§ **Stated task**:
Print the listing as it stands, omitting all images.

= = = =

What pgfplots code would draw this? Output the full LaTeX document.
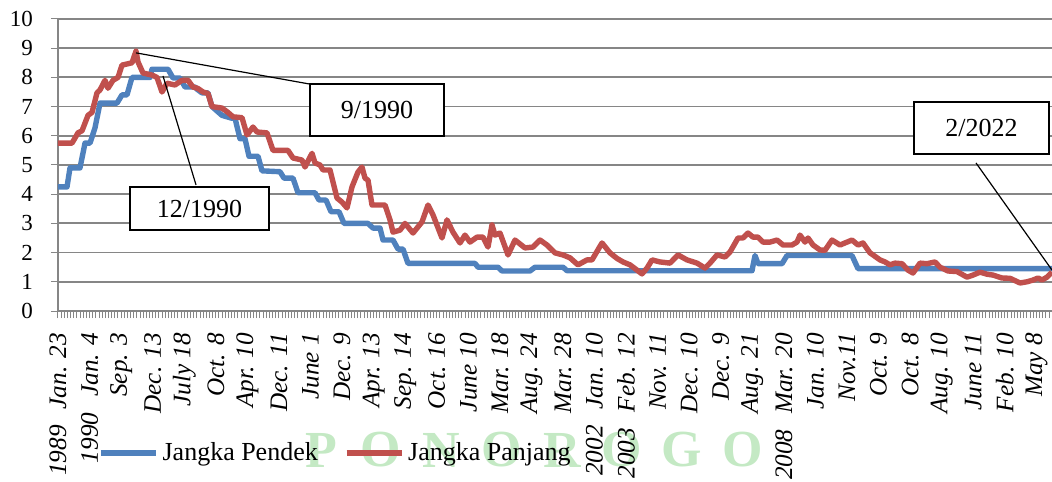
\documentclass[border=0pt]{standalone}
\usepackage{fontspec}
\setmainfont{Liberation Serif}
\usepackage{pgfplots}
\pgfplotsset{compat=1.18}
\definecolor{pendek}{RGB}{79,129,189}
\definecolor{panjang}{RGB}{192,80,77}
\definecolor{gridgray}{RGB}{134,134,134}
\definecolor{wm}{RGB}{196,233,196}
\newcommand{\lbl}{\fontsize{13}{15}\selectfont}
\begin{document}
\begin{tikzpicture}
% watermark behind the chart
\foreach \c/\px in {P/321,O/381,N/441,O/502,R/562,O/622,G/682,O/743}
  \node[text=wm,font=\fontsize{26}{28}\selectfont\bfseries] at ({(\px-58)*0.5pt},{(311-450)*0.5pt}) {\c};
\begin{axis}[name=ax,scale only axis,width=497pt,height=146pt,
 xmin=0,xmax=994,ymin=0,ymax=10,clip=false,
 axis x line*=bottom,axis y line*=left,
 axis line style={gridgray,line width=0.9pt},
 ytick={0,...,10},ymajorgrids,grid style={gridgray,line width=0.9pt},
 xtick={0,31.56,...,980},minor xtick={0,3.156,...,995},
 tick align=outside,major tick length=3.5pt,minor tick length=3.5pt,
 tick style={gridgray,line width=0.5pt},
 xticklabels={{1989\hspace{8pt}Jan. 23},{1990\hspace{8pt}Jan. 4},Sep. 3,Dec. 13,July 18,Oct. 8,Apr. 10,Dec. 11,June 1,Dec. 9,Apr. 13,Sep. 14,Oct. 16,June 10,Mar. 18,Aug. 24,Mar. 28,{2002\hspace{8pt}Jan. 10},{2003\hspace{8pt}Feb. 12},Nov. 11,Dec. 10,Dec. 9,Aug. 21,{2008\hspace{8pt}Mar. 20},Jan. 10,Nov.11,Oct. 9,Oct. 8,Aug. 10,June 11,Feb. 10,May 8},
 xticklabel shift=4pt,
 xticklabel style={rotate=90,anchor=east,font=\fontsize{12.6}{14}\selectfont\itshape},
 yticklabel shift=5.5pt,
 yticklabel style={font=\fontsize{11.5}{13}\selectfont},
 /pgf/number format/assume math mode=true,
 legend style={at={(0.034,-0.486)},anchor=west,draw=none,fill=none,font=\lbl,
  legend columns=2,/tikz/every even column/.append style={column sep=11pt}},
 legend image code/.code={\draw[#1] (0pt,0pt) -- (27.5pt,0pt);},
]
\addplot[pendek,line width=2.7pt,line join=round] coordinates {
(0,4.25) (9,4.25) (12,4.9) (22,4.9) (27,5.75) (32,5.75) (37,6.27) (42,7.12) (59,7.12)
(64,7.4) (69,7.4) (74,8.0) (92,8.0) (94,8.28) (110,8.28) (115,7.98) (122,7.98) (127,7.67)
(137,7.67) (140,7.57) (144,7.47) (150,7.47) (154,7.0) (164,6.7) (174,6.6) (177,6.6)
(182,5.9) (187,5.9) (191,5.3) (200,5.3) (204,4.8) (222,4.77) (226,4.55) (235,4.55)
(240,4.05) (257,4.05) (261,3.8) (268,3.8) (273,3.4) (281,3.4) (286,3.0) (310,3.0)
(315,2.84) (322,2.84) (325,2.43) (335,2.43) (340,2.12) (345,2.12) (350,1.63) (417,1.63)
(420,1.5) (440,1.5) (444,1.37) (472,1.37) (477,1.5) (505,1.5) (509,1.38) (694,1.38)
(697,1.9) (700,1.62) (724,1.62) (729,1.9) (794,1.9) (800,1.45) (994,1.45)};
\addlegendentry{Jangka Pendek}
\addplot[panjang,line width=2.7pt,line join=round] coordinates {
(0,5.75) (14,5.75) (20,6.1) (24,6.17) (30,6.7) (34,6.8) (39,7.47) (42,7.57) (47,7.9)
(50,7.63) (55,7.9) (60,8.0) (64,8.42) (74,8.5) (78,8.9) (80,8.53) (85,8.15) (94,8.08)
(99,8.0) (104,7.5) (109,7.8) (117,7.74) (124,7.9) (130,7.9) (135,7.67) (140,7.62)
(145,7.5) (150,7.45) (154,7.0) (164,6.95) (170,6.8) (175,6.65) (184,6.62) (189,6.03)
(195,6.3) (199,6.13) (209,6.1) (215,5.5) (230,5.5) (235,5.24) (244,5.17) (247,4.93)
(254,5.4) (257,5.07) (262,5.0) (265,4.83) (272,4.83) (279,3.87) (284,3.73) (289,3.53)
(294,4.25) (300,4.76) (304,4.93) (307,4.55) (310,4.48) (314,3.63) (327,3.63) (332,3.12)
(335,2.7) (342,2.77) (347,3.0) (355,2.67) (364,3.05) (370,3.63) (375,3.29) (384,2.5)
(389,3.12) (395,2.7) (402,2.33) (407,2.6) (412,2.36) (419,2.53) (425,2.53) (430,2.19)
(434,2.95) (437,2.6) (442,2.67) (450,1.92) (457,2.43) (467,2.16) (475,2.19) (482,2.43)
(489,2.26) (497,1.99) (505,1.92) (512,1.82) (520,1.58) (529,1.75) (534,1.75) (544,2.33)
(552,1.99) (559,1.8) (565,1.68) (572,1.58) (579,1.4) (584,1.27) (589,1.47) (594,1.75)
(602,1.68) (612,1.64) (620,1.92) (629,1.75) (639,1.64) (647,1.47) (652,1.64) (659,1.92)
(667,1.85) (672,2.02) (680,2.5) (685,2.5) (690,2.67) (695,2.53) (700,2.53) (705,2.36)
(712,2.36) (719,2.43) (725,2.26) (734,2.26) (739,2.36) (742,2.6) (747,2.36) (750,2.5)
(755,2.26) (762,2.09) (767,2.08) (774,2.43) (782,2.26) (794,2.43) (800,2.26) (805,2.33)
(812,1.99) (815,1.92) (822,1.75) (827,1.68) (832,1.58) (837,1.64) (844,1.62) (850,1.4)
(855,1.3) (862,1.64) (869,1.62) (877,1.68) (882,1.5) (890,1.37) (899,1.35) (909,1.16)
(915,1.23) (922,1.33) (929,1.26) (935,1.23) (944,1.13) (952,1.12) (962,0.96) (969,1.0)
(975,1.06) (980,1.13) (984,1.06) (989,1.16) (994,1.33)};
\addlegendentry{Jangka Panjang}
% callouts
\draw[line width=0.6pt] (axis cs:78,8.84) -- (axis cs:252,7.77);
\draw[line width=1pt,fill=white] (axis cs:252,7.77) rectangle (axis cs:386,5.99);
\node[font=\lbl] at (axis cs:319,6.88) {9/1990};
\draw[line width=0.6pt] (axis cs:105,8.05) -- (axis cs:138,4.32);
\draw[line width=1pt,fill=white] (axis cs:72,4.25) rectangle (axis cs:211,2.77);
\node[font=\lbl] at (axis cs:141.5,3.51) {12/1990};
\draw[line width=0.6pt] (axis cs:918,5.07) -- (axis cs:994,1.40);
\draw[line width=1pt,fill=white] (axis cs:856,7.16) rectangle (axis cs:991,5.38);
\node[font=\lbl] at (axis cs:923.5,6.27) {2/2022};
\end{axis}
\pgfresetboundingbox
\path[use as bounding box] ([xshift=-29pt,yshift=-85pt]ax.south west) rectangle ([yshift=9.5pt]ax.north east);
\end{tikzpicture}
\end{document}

= = = =

§ **Task result**:
What pgfplots code would draw this? Output the full LaTeX document.
\documentclass[border=0pt]{standalone}
\usepackage{fontspec}
\setmainfont{Liberation Serif}
\usepackage{pgfplots}
\pgfplotsset{compat=1.18}
\definecolor{pendek}{RGB}{79,129,189}
\definecolor{panjang}{RGB}{192,80,77}
\definecolor{gridgray}{RGB}{134,134,134}
\definecolor{wm}{RGB}{196,233,196}
\newcommand{\lbl}{\fontsize{13}{15}\selectfont}
\begin{document}
\begin{tikzpicture}
% watermark behind the chart
\foreach \c/\px in {P/321,O/381,N/441,O/502,R/562,O/622,G/682,O/743}
  \node[text=wm,font=\fontsize{26}{28}\selectfont\bfseries] at ({(\px-58)*0.5pt},{(311-450)*0.5pt}) {\c};
\begin{axis}[name=ax,scale only axis,width=497pt,height=146pt,
 xmin=0,xmax=994,ymin=0,ymax=10,clip=false,
 axis x line*=bottom,axis y line*=left,
 axis line style={gridgray,line width=0.9pt},
 ytick={0,...,10},ymajorgrids,grid style={gridgray,line width=0.9pt},
 xtick={0,31.56,...,980},minor xtick={0,3.156,...,995},
 tick align=outside,major tick length=3.5pt,minor tick length=3.5pt,
 tick style={gridgray,line width=0.5pt},
 xticklabels={{1989\hspace{8pt}Jan. 23},{1990\hspace{8pt}Jan. 4},Sep. 3,Dec. 13,July 18,Oct. 8,Apr. 10,Dec. 11,June 1,Dec. 9,Apr. 13,Sep. 14,Oct. 16,June 10,Mar. 18,Aug. 24,Mar. 28,{2002\hspace{8pt}Jan. 10},{2003\hspace{8pt}Feb. 12},Nov. 11,Dec. 10,Dec. 9,Aug. 21,{2008\hspace{8pt}Mar. 20},Jan. 10,Nov.11,Oct. 9,Oct. 8,Aug. 10,June 11,Feb. 10,May 8},
 xticklabel shift=4pt,
 xticklabel style={rotate=90,anchor=east,font=\fontsize{12.6}{14}\selectfont\itshape},
 yticklabel shift=5.5pt,
 yticklabel style={font=\fontsize{11.5}{13}\selectfont},
 /pgf/number format/assume math mode=true,
 legend style={at={(0.034,-0.486)},anchor=west,draw=none,fill=none,font=\lbl,
  legend columns=2,/tikz/every even column/.append style={column sep=11pt}},
 legend image code/.code={\draw[#1] (0pt,0pt) -- (27.5pt,0pt);},
]
\addplot[pendek,line width=2.7pt,line join=round] coordinates {
(0,4.25) (9,4.25) (12,4.9) (22,4.9) (27,5.75) (32,5.75) (37,6.27) (42,7.12) (59,7.12)
(64,7.4) (69,7.4) (74,8.0) (92,8.0) (94,8.28) (110,8.28) (115,7.98) (122,7.98) (127,7.67)
(137,7.67) (140,7.57) (144,7.47) (150,7.47) (154,7.0) (164,6.7) (174,6.6) (177,6.6)
(182,5.9) (187,5.9) (191,5.3) (200,5.3) (204,4.8) (222,4.77) (226,4.55) (235,4.55)
(240,4.05) (257,4.05) (261,3.8) (268,3.8) (273,3.4) (281,3.4) (286,3.0) (310,3.0)
(315,2.84) (322,2.84) (325,2.43) (335,2.43) (340,2.12) (345,2.12) (350,1.63) (417,1.63)
(420,1.5) (440,1.5) (444,1.37) (472,1.37) (477,1.5) (505,1.5) (509,1.38) (694,1.38)
(697,1.9) (700,1.62) (724,1.62) (729,1.9) (794,1.9) (800,1.45) (994,1.45)};
\addlegendentry{Jangka Pendek}
\addplot[panjang,line width=2.7pt,line join=round] coordinates {
(0,5.75) (14,5.75) (20,6.1) (24,6.17) (30,6.7) (34,6.8) (39,7.47) (42,7.57) (47,7.9)
(50,7.63) (55,7.9) (60,8.0) (64,8.42) (74,8.5) (78,8.9) (80,8.53) (85,8.15) (94,8.08)
(99,8.0) (104,7.5) (109,7.8) (117,7.74) (124,7.9) (130,7.9) (135,7.67) (140,7.62)
(145,7.5) (150,7.45) (154,7.0) (164,6.95) (170,6.8) (175,6.65) (184,6.62) (189,6.03)
(195,6.3) (199,6.13) (209,6.1) (215,5.5) (230,5.5) (235,5.24) (244,5.17) (247,4.93)
(254,5.4) (257,5.07) (262,5.0) (265,4.83) (272,4.83) (279,3.87) (284,3.73) (289,3.53)
(294,4.25) (300,4.76) (304,4.93) (307,4.55) (310,4.48) (314,3.63) (327,3.63) (332,3.12)
(335,2.7) (342,2.77) (347,3.0) (355,2.67) (364,3.05) (370,3.63) (375,3.29) (384,2.5)
(389,3.12) (395,2.7) (402,2.33) (407,2.6) (412,2.36) (419,2.53) (425,2.53) (430,2.19)
(434,2.95) (437,2.6) (442,2.67) (450,1.92) (457,2.43) (467,2.16) (475,2.19) (482,2.43)
(489,2.26) (497,1.99) (505,1.92) (512,1.82) (520,1.58) (529,1.75) (534,1.75) (544,2.33)
(552,1.99) (559,1.8) (565,1.68) (572,1.58) (579,1.4) (584,1.27) (589,1.47) (594,1.75)
(602,1.68) (612,1.64) (620,1.92) (629,1.75) (639,1.64) (647,1.47) (652,1.64) (659,1.92)
(667,1.85) (672,2.02) (680,2.5) (685,2.5) (690,2.67) (695,2.53) (700,2.53) (705,2.36)
(712,2.36) (719,2.43) (725,2.26) (734,2.26) (739,2.36) (742,2.6) (747,2.36) (750,2.5)
(755,2.26) (762,2.09) (767,2.08) (774,2.43) (782,2.26) (794,2.43) (800,2.26) (805,2.33)
(812,1.99) (815,1.92) (822,1.75) (827,1.68) (832,1.58) (837,1.64) (844,1.62) (850,1.4)
(855,1.3) (862,1.64) (869,1.62) (877,1.68) (882,1.5) (890,1.37) (899,1.35) (909,1.16)
(915,1.23) (922,1.33) (929,1.26) (935,1.23) (944,1.13) (952,1.12) (962,0.96) (969,1.0)
(975,1.06) (980,1.13) (984,1.06) (989,1.16) (994,1.33)};
\addlegendentry{Jangka Panjang}
% callouts
\draw[line width=0.6pt] (axis cs:78,8.84) -- (axis cs:252,7.77);
\draw[line width=1pt,fill=white] (axis cs:252,7.77) rectangle (axis cs:386,5.99);
\node[font=\lbl] at (axis cs:319,6.88) {9/1990};
\draw[line width=0.6pt] (axis cs:105,8.05) -- (axis cs:138,4.32);
\draw[line width=1pt,fill=white] (axis cs:72,4.25) rectangle (axis cs:211,2.77);
\node[font=\lbl] at (axis cs:141.5,3.51) {12/1990};
\draw[line width=0.6pt] (axis cs:918,5.07) -- (axis cs:994,1.40);
\draw[line width=1pt,fill=white] (axis cs:856,7.16) rectangle (axis cs:991,5.38);
\node[font=\lbl] at (axis cs:923.5,6.27) {2/2022};
\end{axis}
\pgfresetboundingbox
\path[use as bounding box] ([xshift=-29pt,yshift=-85pt]ax.south west) rectangle ([yshift=9.5pt]ax.north east);
\end{tikzpicture}
\end{document}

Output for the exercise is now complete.